Exercise: Reproduce exactly the lines below, from the first one through the line containing "const ticksA = [0.3, 0.4, 0.5, 0.6, 0.7, 0.8];", and omit any pictures.

— Start of Dataset content —

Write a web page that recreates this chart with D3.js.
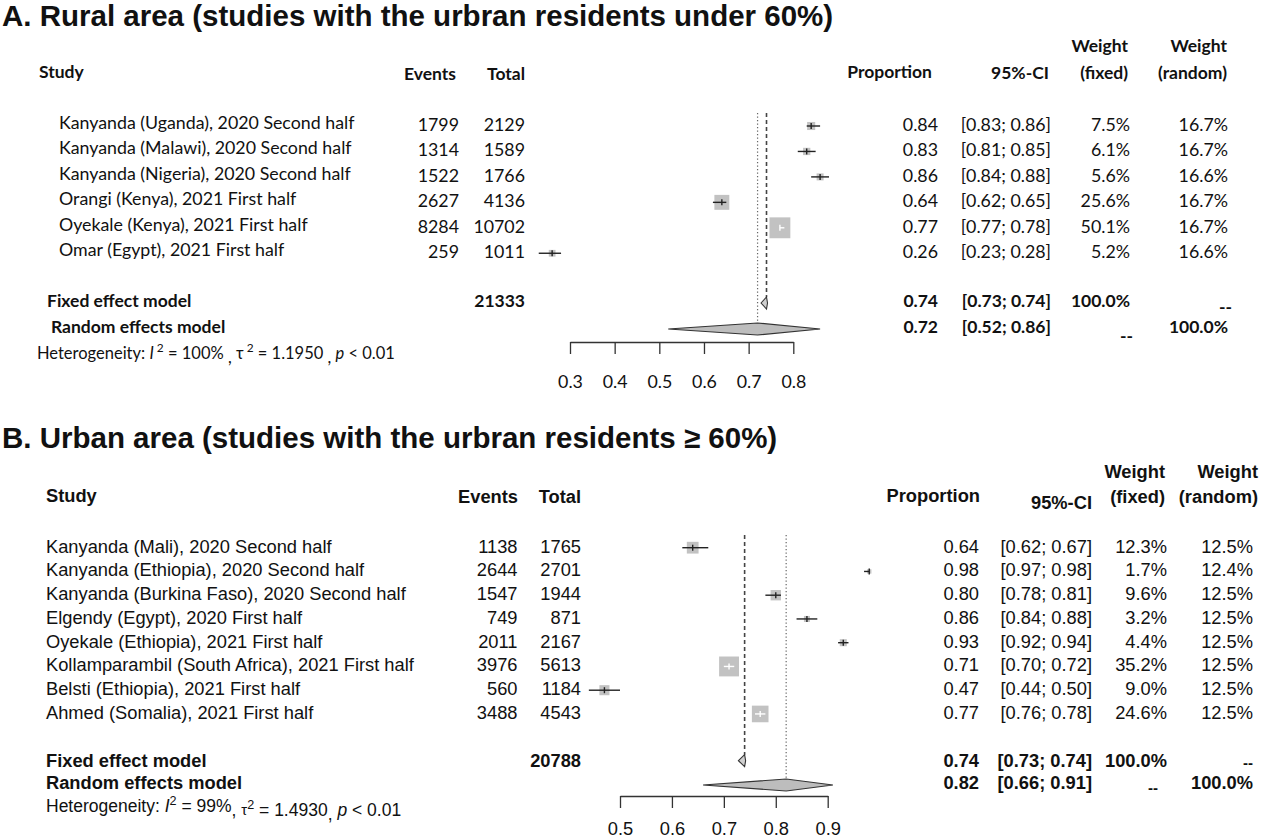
<!DOCTYPE html>
<html><head><meta charset="utf-8">
<script src="https://cdn.jsdelivr.net/npm/d3@7"></script>
<style>body{margin:0;background:#fff}</style>
</head><body>
<svg id="chart" width="1265" height="839"></svg>
<script>
// ---------------- Panel A data ----------------
const titleA = "A. Rural area (studies with the urbran residents under 60%)";
const studiesA = ["Kanyanda (Uganda), 2020 Second half", "Kanyanda (Malawi), 2020 Second half", "Kanyanda (Nigeria), 2020 Second half", "Orangi (Kenya), 2021 First half", "Oyekale (Kenya), 2021 First half", "Omar (Egypt), 2021 First half"];
const eventsA = [1799, 1314, 1522, 2627, 8284, 259];
const totalA = [2129, 1589, 1766, 4136, 10702, 1011];
const propA = [0.84, 0.83, 0.86, 0.64, 0.77, 0.26];
const lowerA = [0.83, 0.81, 0.84, 0.62, 0.77, 0.23];
const upperA = [0.86, 0.85, 0.88, 0.65, 0.78, 0.28];
const wFixedA = [7.5, 6.1, 5.6, 25.6, 50.1, 5.2];
const wRandomA = [16.7, 16.7, 16.6, 16.7, 16.7, 16.6];
const modelNames = ["Fixed effect model", "Random effects model"];
const pooledTotalA = 21333;
const modelPropA = [0.74, 0.72];
const modelLowerA = [0.73, 0.52];
const modelUpperA = [0.74, 0.86];
const heteroA = ["100%", "1.1950", "0.01"];
const ticksA = [0.3, 0.4, 0.5, 0.6, 0.7, 0.8];

// ---------------- Panel B data ----------------
const titleB = "B. Urban area (studies with the urbran residents \u2265 60%)";
const studiesB = ["Kanyanda (Mali), 2020 Second half", "Kanyanda (Ethiopia), 2020 Second half", "Kanyanda (Burkina Faso), 2020 Second half", "Elgendy (Egypt), 2020 First half", "Oyekale (Ethiopia), 2021 First half", "Kollamparambil (South Africa), 2021 First half", "Belsti (Ethiopia), 2021 First half", "Ahmed (Somalia), 2021 First half"];
const eventsB = [1138, 2644, 1547, 749, 2011, 3976, 560, 3488];
const totalB = [1765, 2701, 1944, 871, 2167, 5613, 1184, 4543];
const propB = [0.64, 0.98, 0.80, 0.86, 0.93, 0.71, 0.47, 0.77];
const lowerB = [0.62, 0.97, 0.78, 0.84, 0.92, 0.70, 0.44, 0.76];
const upperB = [0.67, 0.98, 0.81, 0.88, 0.94, 0.72, 0.50, 0.78];
const wFixedB = [12.3, 1.7, 9.6, 3.2, 4.4, 35.2, 9.0, 24.6];
const wRandomB = [12.5, 12.4, 12.5, 12.5, 12.5, 12.5, 12.5, 12.5];
const pooledTotalB = 20788;
const modelPropB = [0.74, 0.82];
const modelLowerB = [0.73, 0.66];
const modelUpperB = [0.74, 0.91];
const heteroB = ["99%", "1.4930", "0.01"];
const ticksB = [0.5, 0.6, 0.7, 0.8, 0.9];

// ---------------- layout (positions / styles) ----------------
const ARIAL = "'Liberation Sans', Arial, Helvetica, sans-serif";
const CALI = "Lato, 'Open Sans', 'DejaVu Sans', sans-serif";

const layoutA = {
  font: CALI, size: 17.8, hsize: 17.5, hetSize: 16.5, supUp: 7,
  titleY: 26,
  studyHeadX: 39, headY: 78, weightY: 52,
  eventsHeadX: 456, totalHeadX: 525, eventsHeadY: 80,
  propHeadX: 932, ciHeadX: 1049, ciHeadY: 79, wfHeadX: 1128, wrHeadX: 1227,
  nameX: 59, eventsX: 459, totalX: 525, propX: 938, ciX: 1051, wfX: 1130, wrX: 1228,
  row0: 126, step: 25.45, nameDy: 3, numDy: 5,
  modelY: [303, 329], modelTextY: [306.5, 332.5], modelX: [47, 51],
  dashA: [1133, 1232], dashDy: 6, dashSize: 17.5,
  hetX: 37, hetY: 359,
  xRange: [570, 793.3], axisY: 342, tickSize: 12, tickPad: 21,
  refTop: 113, sq: 2.95, diaH: 6
};
const layoutB = {
  font: ARIAL, size: 18.3, hsize: 18.3, hetSize: 17.5, supUp: 7,
  titleY: 448,
  studyHeadX: 46, headY: 502, weightY: 478,
  eventsHeadX: 518, totalHeadX: 581, eventsHeadY: 503,
  propHeadX: 980, ciHeadX: 1092, ciHeadY: 509, wfHeadX: 1165, wrHeadX: 1258,
  nameX: 46, eventsX: 517.5, totalX: 581, propX: 979, ciX: 1092, wfX: 1167, wrX: 1253,
  row0: 547.7, step: 23.75, nameDy: 5, numDy: 5,
  modelY: [760.7, 785], modelTextY: [766.5, 788.5], modelX: [46, 46],
  dashA: [1158, 1253], dashDy: 1, dashSize: 15,
  hetX: 46, hetY: 812,
  xRange: [620, 827.7], axisY: 796, tickSize: 12, tickPad: 14,
  refTop: 535, sq: 3.35, diaH: 6
};

const svg = d3.select("#chart");
svg.append("rect").attr("width", 1265).attr("height", 839).attr("fill", "#fff");

function T(g, x, y, s, o) {
  return g.append("text").attr("x", x).attr("y", y)
    .attr("text-anchor", o.anchor || "start")
    .attr("font-family", o.font).attr("font-size", o.size)
    .attr("font-weight", o.bold ? "bold" : "normal")
    .attr("fill", "#111").text(s);
}

const f2 = d3.format(".2f"), f1 = d3.format(".1f");

function drawPanel(L, D) {
  const g = svg.append("g");
  const fo = { font: L.font, size: L.size };
  const fb = { font: L.font, size: L.hsize, bold: true };
  // title
  T(g, 2, L.titleY, D.title, { font: ARIAL, size: 29.5, bold: true });
  // headers
  T(g, L.studyHeadX, L.headY, "Study", fb);
  T(g, L.eventsHeadX, L.eventsHeadY, "Events", { ...fb, anchor: "end" });
  T(g, L.totalHeadX, L.eventsHeadY, "Total", { ...fb, anchor: "end" });
  T(g, L.propHeadX, L.headY, "Proportion", { ...fb, anchor: "end" });
  T(g, L.ciHeadX, L.ciHeadY, "95%-CI", { ...fb, anchor: "end" });
  T(g, L.wfHeadX, L.weightY, "Weight", { ...fb, anchor: "end" });
  T(g, L.wfHeadX, L.headY + 1, "(fixed)", { ...fb, anchor: "end" });
  T(g, L.wrHeadX, L.weightY, "Weight", { ...fb, anchor: "end" });
  T(g, L.wrHeadX, L.headY + 1, "(random)", { ...fb, anchor: "end" });

  const x = d3.scaleLinear().domain([D.ticks[0], D.ticks[D.ticks.length - 1]]).range(L.xRange);
  const y = d3.scaleLinear().domain([0, 1]).range([L.row0, L.row0 + L.step]);
  const side = d3.scaleSqrt().domain([0, 1]).range([0, L.sq]);

  // reference lines
  g.append("line").attr("x1", x(D.mProp[0])).attr("x2", x(D.mProp[0]))
    .attr("y1", L.refTop).attr("y2", L.modelY[0] - L.diaH)
    .attr("stroke", "#444").attr("stroke-width", 1.6).attr("stroke-dasharray", "4,3");
  g.append("line").attr("x1", x(D.mProp[1])).attr("x2", x(D.mProp[1]))
    .attr("y1", L.refTop).attr("y2", L.modelY[1] - L.diaH)
    .attr("stroke", "#666").attr("stroke-width", 1.2).attr("stroke-dasharray", "1.3,2.2");

  // studies
  D.studies.forEach((s, i) => {
    const cy = y(i);
    T(g, L.nameX, cy + L.nameDy, s, fo);
    T(g, L.eventsX, cy + L.numDy, D.events[i], { ...fo, anchor: "end" });
    T(g, L.totalX, cy + L.numDy, D.total[i], { ...fo, anchor: "end" });
    T(g, L.propX, cy + L.numDy, f2(D.prop[i]), { ...fo, anchor: "end" });
    T(g, L.ciX, cy + L.numDy, "[" + f2(D.lower[i]) + "; " + f2(D.upper[i]) + "]", { ...fo, anchor: "end" });
    T(g, L.wfX, cy + L.numDy, f1(D.wf[i]) + "%", { ...fo, anchor: "end" });
    T(g, L.wrX, cy + L.numDy, f1(D.wr[i]) + "%", { ...fo, anchor: "end" });
    const w = side(D.wf[i]);
    const cx = x(D.prop[i]);
    g.append("rect").attr("x", cx - w / 2).attr("y", cy - w / 2).attr("width", w).attr("height", w)
      .attr("fill", "#c2c2c2");
    const inside = x(D.lower[i]) >= cx - w / 2 && x(D.upper[i]) <= cx + w / 2;
    const col = inside ? "#fff" : "#222";
    g.append("line").attr("x1", x(D.lower[i])).attr("x2", x(D.upper[i])).attr("y1", cy).attr("y2", cy)
      .attr("stroke", col).attr("stroke-width", 1.4);
    g.append("line").attr("x1", cx).attr("x2", cx).attr("y1", cy - 3).attr("y2", cy + 3)
      .attr("stroke", col).attr("stroke-width", 1.4);
  });

  // pooled rows
  modelNames.forEach((m, k) => {
    const ty = L.modelTextY[k];
    T(g, L.modelX[k], ty, m, fb);
    T(g, L.propX, ty, f2(D.mProp[k]), { ...fb, anchor: "end" });
    T(g, L.ciX, ty, "[" + f2(D.mLower[k]) + "; " + f2(D.mUpper[k]) + "]", { ...fb, anchor: "end" });
    const cy = L.modelY[k];
    const pts = [[x(D.mLower[k]) - (k === 0 ? 1 : 0), cy], [x(D.mProp[k]), cy - L.diaH], [x(D.mUpper[k]) + (k === 0 ? 1 : 0), cy], [x(D.mProp[k]), cy + L.diaH]];
    g.append("path").attr("d", d3.line()(pts) + "Z")
      .attr("fill", k === 0 ? "#d0d0d0" : "#bdbdbd").attr("stroke", "#333").attr("stroke-width", 1.1);
  });
  T(g, L.totalX, L.modelTextY[0], D.pooledTotal, { ...fb, anchor: "end" });
  T(g, L.wfX, L.modelTextY[0], "100.0%", { ...fb, anchor: "end" });
  T(g, L.dashA[1], L.modelTextY[0] + L.dashDy, "--", { ...fb, size: L.dashSize, anchor: "end" });
  T(g, L.dashA[0], L.modelTextY[1] + L.dashDy + 3, "--", { ...fb, size: L.dashSize, anchor: "end" });
  T(g, L.wrX, L.modelTextY[1], "100.0%", { ...fb, anchor: "end" });

  // heterogeneity
  const up = L.supUp;
  const ht = T(g, L.hetX, L.hetY, "", { font: L.font, size: L.hetSize });
  const wide = D.wideHet;
  ht.append("tspan").text("Heterogeneity: " + (wide ? " " : ""));
  ht.append("tspan").attr("font-style", "italic").text("I");
  ht.append("tspan").attr("dy", -up).attr("font-size", L.hetSize * 0.72).text((wide ? " " : "") + "2");
  ht.append("tspan").attr("dy", up).text((wide ? "  = " : " = ") + D.het[0] + (wide ? " " : ""));
  ht.append("tspan").attr("dy", 4).text(", ");
  ht.append("tspan").attr("dy", wide ? -4 : -1).attr("font-size", wide ? L.hetSize : L.hetSize * 0.85).text("\u03c4");
  ht.append("tspan").attr("dy", wide ? -up : -up + 1).attr("font-size", L.hetSize * 0.72).text((wide ? " " : "") + "2");
  ht.append("tspan").attr("dy", up).text((wide ? "  = " : " = ") + D.het[1] + (wide ? " " : ""));
  ht.append("tspan").attr("dy", 4).text(", ");
  ht.append("tspan").attr("dy", -4).attr("font-style", "italic").text("p");
  ht.append("tspan").text((wide ? "  " : " ") + "< " + D.het[2]);

  // axis
  const ax = g.append("g").attr("transform", `translate(0,${L.axisY})`)
    .call(d3.axisBottom(x).tickValues(D.ticks).tickFormat(d3.format(".1f"))
      .tickSize(L.tickSize).tickSizeOuter(0).tickPadding(L.tickPad));
  ax.select(".domain").attr("stroke", "#333").attr("stroke-width", 1.3);
  ax.selectAll(".tick line").attr("stroke", "#333").attr("stroke-width", 1.3);
  ax.selectAll(".tick text").attr("font-family", L.font).attr("font-size", L.size).attr("fill", "#111");
}

drawPanel(layoutA, {
  title: titleA, studies: studiesA, events: eventsA, total: totalA, prop: propA, lower: lowerA, upper: upperA,
  wf: wFixedA, wr: wRandomA, pooledTotal: pooledTotalA, mProp: modelPropA, mLower: modelLowerA, mUpper: modelUpperA,
  het: heteroA, ticks: ticksA, wideHet: true
});
drawPanel(layoutB, {
  title: titleB, studies: studiesB, events: eventsB, total: totalB, prop: propB, lower: lowerB, upper: upperB,
  wf: wFixedB, wr: wRandomB, pooledTotal: pooledTotalB, mProp: modelPropB, mLower: modelLowerB, mUpper: modelUpperB,
  het: heteroB, ticks: ticksB, wideHet: false
});
</script>
</body></html>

— End of Dataset content —

Solved exercise:
Write a web page that recreates this chart with D3.js.
<!DOCTYPE html>
<html><head><meta charset="utf-8">
<script src="https://cdn.jsdelivr.net/npm/d3@7"></script>
<style>body{margin:0;background:#fff}</style>
</head><body>
<svg id="chart" width="1265" height="839"></svg>
<script>
// ---------------- Panel A data ----------------
const titleA = "A. Rural area (studies with the urbran residents under 60%)";
const studiesA = ["Kanyanda (Uganda), 2020 Second half", "Kanyanda (Malawi), 2020 Second half", "Kanyanda (Nigeria), 2020 Second half", "Orangi (Kenya), 2021 First half", "Oyekale (Kenya), 2021 First half", "Omar (Egypt), 2021 First half"];
const eventsA = [1799, 1314, 1522, 2627, 8284, 259];
const totalA = [2129, 1589, 1766, 4136, 10702, 1011];
const propA = [0.84, 0.83, 0.86, 0.64, 0.77, 0.26];
const lowerA = [0.83, 0.81, 0.84, 0.62, 0.77, 0.23];
const upperA = [0.86, 0.85, 0.88, 0.65, 0.78, 0.28];
const wFixedA = [7.5, 6.1, 5.6, 25.6, 50.1, 5.2];
const wRandomA = [16.7, 16.7, 16.6, 16.7, 16.7, 16.6];
const modelNames = ["Fixed effect model", "Random effects model"];
const pooledTotalA = 21333;
const modelPropA = [0.74, 0.72];
const modelLowerA = [0.73, 0.52];
const modelUpperA = [0.74, 0.86];
const heteroA = ["100%", "1.1950", "0.01"];
const ticksA = [0.3, 0.4, 0.5, 0.6, 0.7, 0.8];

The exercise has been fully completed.